[RECORDED INFORMATION start]
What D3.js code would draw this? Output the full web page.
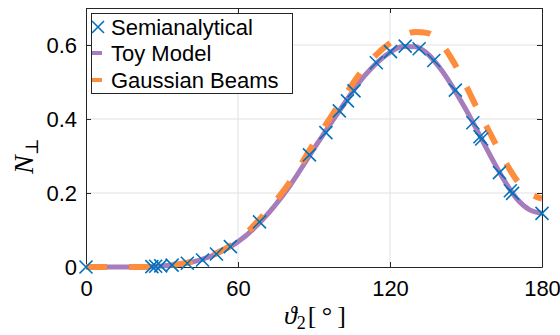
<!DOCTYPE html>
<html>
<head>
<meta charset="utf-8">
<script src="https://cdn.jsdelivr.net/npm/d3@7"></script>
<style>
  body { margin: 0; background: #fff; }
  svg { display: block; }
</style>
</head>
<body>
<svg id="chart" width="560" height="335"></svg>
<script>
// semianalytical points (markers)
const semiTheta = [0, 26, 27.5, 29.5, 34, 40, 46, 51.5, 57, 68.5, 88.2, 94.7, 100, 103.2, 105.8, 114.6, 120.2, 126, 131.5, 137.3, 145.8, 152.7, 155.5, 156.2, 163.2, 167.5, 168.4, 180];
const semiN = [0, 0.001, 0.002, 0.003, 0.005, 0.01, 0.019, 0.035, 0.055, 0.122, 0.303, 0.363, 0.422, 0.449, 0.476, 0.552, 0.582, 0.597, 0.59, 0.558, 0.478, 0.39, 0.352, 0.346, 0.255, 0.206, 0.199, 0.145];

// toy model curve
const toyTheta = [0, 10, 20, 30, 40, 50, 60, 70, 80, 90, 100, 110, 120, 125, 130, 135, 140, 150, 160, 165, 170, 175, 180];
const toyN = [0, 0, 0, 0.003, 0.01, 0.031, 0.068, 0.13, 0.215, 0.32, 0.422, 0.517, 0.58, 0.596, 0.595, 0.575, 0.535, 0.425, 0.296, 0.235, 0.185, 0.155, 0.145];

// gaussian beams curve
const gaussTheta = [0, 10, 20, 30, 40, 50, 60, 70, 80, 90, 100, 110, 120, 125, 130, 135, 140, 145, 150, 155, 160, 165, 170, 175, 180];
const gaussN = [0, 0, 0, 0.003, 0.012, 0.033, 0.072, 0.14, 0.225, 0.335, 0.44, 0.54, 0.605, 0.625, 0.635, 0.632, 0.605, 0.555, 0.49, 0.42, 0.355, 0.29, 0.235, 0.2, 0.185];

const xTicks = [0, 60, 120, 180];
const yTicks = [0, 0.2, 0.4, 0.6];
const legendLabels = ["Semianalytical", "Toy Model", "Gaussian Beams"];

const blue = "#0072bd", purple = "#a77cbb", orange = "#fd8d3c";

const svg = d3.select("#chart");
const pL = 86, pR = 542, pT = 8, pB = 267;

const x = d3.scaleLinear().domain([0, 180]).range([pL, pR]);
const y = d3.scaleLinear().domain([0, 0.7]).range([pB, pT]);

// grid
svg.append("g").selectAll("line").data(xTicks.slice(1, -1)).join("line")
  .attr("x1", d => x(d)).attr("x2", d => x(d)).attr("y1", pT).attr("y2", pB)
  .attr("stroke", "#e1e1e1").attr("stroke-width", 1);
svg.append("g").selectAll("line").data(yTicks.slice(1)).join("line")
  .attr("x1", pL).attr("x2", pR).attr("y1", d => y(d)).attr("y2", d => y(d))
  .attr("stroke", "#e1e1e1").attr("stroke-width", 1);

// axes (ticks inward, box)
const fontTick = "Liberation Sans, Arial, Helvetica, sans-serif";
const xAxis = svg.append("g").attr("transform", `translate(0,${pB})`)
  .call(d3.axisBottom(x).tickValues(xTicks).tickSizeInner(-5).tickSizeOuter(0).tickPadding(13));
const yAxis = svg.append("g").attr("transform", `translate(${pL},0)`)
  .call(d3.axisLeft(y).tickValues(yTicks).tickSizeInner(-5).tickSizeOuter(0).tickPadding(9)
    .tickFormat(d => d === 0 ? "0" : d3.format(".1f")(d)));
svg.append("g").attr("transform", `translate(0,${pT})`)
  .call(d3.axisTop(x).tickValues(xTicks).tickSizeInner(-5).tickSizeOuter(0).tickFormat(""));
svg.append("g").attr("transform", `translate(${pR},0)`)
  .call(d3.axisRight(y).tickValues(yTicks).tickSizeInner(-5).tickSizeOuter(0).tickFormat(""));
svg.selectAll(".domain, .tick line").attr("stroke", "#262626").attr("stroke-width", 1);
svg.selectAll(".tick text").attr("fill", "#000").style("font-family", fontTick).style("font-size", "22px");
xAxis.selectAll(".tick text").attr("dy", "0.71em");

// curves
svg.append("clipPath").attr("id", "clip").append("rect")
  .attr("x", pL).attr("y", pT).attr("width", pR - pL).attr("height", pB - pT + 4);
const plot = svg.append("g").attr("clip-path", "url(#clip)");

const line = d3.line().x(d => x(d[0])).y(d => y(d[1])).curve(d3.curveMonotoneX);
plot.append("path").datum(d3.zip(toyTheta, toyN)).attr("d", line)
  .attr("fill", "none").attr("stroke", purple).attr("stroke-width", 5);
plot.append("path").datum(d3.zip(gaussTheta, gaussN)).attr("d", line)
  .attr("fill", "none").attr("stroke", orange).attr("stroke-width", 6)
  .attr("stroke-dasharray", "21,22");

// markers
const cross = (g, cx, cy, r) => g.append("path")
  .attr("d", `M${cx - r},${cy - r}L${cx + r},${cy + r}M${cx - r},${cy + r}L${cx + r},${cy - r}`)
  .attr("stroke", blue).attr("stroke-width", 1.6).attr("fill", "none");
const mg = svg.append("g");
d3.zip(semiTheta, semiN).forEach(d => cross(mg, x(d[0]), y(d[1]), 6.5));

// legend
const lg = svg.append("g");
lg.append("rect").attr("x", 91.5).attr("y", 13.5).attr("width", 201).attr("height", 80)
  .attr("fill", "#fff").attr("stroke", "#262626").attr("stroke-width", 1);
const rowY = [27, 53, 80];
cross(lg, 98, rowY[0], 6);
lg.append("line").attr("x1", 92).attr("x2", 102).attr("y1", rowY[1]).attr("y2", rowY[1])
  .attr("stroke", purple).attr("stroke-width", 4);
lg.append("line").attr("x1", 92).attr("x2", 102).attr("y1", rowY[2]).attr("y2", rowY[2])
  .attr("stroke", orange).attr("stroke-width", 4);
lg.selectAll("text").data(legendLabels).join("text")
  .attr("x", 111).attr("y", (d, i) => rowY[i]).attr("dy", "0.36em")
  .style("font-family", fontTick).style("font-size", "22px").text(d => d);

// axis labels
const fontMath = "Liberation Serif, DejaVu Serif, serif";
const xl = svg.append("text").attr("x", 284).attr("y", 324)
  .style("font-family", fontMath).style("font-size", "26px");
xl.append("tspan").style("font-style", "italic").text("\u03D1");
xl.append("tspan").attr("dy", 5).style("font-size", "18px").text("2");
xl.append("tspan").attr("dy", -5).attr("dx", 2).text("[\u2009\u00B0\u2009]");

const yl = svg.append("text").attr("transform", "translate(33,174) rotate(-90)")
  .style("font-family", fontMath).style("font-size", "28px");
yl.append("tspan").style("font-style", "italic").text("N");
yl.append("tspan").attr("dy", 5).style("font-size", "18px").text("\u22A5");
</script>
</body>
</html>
[RECORDED INFORMATION end]
## [GIVEN TASK]
Please take the lines from the beginning of the data above through the line holding "const y = d3.scaleLinear().domain([0, 0.7]).range([pB, pT]);" and transcribe them exactly, without any pictures.

## [EXERCISE OUTPUT]
What D3.js code would draw this? Output the full web page.
<!DOCTYPE html>
<html>
<head>
<meta charset="utf-8">
<script src="https://cdn.jsdelivr.net/npm/d3@7"></script>
<style>
  body { margin: 0; background: #fff; }
  svg { display: block; }
</style>
</head>
<body>
<svg id="chart" width="560" height="335"></svg>
<script>
// semianalytical points (markers)
const semiTheta = [0, 26, 27.5, 29.5, 34, 40, 46, 51.5, 57, 68.5, 88.2, 94.7, 100, 103.2, 105.8, 114.6, 120.2, 126, 131.5, 137.3, 145.8, 152.7, 155.5, 156.2, 163.2, 167.5, 168.4, 180];
const semiN = [0, 0.001, 0.002, 0.003, 0.005, 0.01, 0.019, 0.035, 0.055, 0.122, 0.303, 0.363, 0.422, 0.449, 0.476, 0.552, 0.582, 0.597, 0.59, 0.558, 0.478, 0.39, 0.352, 0.346, 0.255, 0.206, 0.199, 0.145];

// toy model curve
const toyTheta = [0, 10, 20, 30, 40, 50, 60, 70, 80, 90, 100, 110, 120, 125, 130, 135, 140, 150, 160, 165, 170, 175, 180];
const toyN = [0, 0, 0, 0.003, 0.01, 0.031, 0.068, 0.13, 0.215, 0.32, 0.422, 0.517, 0.58, 0.596, 0.595, 0.575, 0.535, 0.425, 0.296, 0.235, 0.185, 0.155, 0.145];

// gaussian beams curve
const gaussTheta = [0, 10, 20, 30, 40, 50, 60, 70, 80, 90, 100, 110, 120, 125, 130, 135, 140, 145, 150, 155, 160, 165, 170, 175, 180];
const gaussN = [0, 0, 0, 0.003, 0.012, 0.033, 0.072, 0.14, 0.225, 0.335, 0.44, 0.54, 0.605, 0.625, 0.635, 0.632, 0.605, 0.555, 0.49, 0.42, 0.355, 0.29, 0.235, 0.2, 0.185];

const xTicks = [0, 60, 120, 180];
const yTicks = [0, 0.2, 0.4, 0.6];
const legendLabels = ["Semianalytical", "Toy Model", "Gaussian Beams"];

const blue = "#0072bd", purple = "#a77cbb", orange = "#fd8d3c";

const svg = d3.select("#chart");
const pL = 86, pR = 542, pT = 8, pB = 267;

const x = d3.scaleLinear().domain([0, 180]).range([pL, pR]);
const y = d3.scaleLinear().domain([0, 0.7]).range([pB, pT]);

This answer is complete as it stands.